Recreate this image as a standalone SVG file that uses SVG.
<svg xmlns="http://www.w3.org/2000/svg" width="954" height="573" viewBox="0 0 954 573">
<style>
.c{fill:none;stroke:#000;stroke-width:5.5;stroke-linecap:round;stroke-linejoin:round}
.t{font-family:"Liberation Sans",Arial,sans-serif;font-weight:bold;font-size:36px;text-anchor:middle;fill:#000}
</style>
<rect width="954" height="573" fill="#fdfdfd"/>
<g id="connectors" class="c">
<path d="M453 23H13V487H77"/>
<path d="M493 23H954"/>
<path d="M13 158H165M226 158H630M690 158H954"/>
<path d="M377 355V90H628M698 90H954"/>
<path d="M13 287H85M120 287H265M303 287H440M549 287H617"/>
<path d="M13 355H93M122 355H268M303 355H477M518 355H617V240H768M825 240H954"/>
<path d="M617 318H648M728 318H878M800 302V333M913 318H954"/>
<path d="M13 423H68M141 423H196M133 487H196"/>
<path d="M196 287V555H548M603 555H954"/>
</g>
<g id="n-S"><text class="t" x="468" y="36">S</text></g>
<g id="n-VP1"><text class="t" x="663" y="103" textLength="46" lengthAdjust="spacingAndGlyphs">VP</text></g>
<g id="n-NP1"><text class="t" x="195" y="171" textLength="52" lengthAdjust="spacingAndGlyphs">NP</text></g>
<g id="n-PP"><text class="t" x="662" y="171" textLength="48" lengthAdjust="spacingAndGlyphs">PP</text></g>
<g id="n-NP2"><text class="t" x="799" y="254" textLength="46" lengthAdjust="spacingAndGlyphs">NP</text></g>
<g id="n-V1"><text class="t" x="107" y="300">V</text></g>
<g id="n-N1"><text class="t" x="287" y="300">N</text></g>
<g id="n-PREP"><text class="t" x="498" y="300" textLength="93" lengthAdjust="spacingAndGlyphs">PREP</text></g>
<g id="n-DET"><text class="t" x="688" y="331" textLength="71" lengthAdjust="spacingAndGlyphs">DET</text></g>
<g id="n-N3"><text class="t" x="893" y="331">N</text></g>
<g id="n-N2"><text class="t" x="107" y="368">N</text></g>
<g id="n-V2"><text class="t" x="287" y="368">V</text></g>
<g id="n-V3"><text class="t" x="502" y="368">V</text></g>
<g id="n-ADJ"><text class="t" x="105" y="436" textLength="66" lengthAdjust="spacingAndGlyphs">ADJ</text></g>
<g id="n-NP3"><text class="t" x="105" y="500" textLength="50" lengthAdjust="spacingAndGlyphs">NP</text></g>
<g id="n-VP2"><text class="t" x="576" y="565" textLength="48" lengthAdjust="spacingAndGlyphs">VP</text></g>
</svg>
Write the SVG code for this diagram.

* TASK TO COMPLETE:
Every record shown above must be echoed exactly.

* THE RESULT:
Recreate this image as a standalone SVG file that uses SVG.
<svg xmlns="http://www.w3.org/2000/svg" width="954" height="573" viewBox="0 0 954 573">
<style>
.c{fill:none;stroke:#000;stroke-width:5.5;stroke-linecap:round;stroke-linejoin:round}
.t{font-family:"Liberation Sans",Arial,sans-serif;font-weight:bold;font-size:36px;text-anchor:middle;fill:#000}
</style>
<rect width="954" height="573" fill="#fdfdfd"/>
<g id="connectors" class="c">
<path d="M453 23H13V487H77"/>
<path d="M493 23H954"/>
<path d="M13 158H165M226 158H630M690 158H954"/>
<path d="M377 355V90H628M698 90H954"/>
<path d="M13 287H85M120 287H265M303 287H440M549 287H617"/>
<path d="M13 355H93M122 355H268M303 355H477M518 355H617V240H768M825 240H954"/>
<path d="M617 318H648M728 318H878M800 302V333M913 318H954"/>
<path d="M13 423H68M141 423H196M133 487H196"/>
<path d="M196 287V555H548M603 555H954"/>
</g>
<g id="n-S"><text class="t" x="468" y="36">S</text></g>
<g id="n-VP1"><text class="t" x="663" y="103" textLength="46" lengthAdjust="spacingAndGlyphs">VP</text></g>
<g id="n-NP1"><text class="t" x="195" y="171" textLength="52" lengthAdjust="spacingAndGlyphs">NP</text></g>
<g id="n-PP"><text class="t" x="662" y="171" textLength="48" lengthAdjust="spacingAndGlyphs">PP</text></g>
<g id="n-NP2"><text class="t" x="799" y="254" textLength="46" lengthAdjust="spacingAndGlyphs">NP</text></g>
<g id="n-V1"><text class="t" x="107" y="300">V</text></g>
<g id="n-N1"><text class="t" x="287" y="300">N</text></g>
<g id="n-PREP"><text class="t" x="498" y="300" textLength="93" lengthAdjust="spacingAndGlyphs">PREP</text></g>
<g id="n-DET"><text class="t" x="688" y="331" textLength="71" lengthAdjust="spacingAndGlyphs">DET</text></g>
<g id="n-N3"><text class="t" x="893" y="331">N</text></g>
<g id="n-N2"><text class="t" x="107" y="368">N</text></g>
<g id="n-V2"><text class="t" x="287" y="368">V</text></g>
<g id="n-V3"><text class="t" x="502" y="368">V</text></g>
<g id="n-ADJ"><text class="t" x="105" y="436" textLength="66" lengthAdjust="spacingAndGlyphs">ADJ</text></g>
<g id="n-NP3"><text class="t" x="105" y="500" textLength="50" lengthAdjust="spacingAndGlyphs">NP</text></g>
<g id="n-VP2"><text class="t" x="576" y="565" textLength="48" lengthAdjust="spacingAndGlyphs">VP</text></g>
</svg>
Write the SVG code for this diagram.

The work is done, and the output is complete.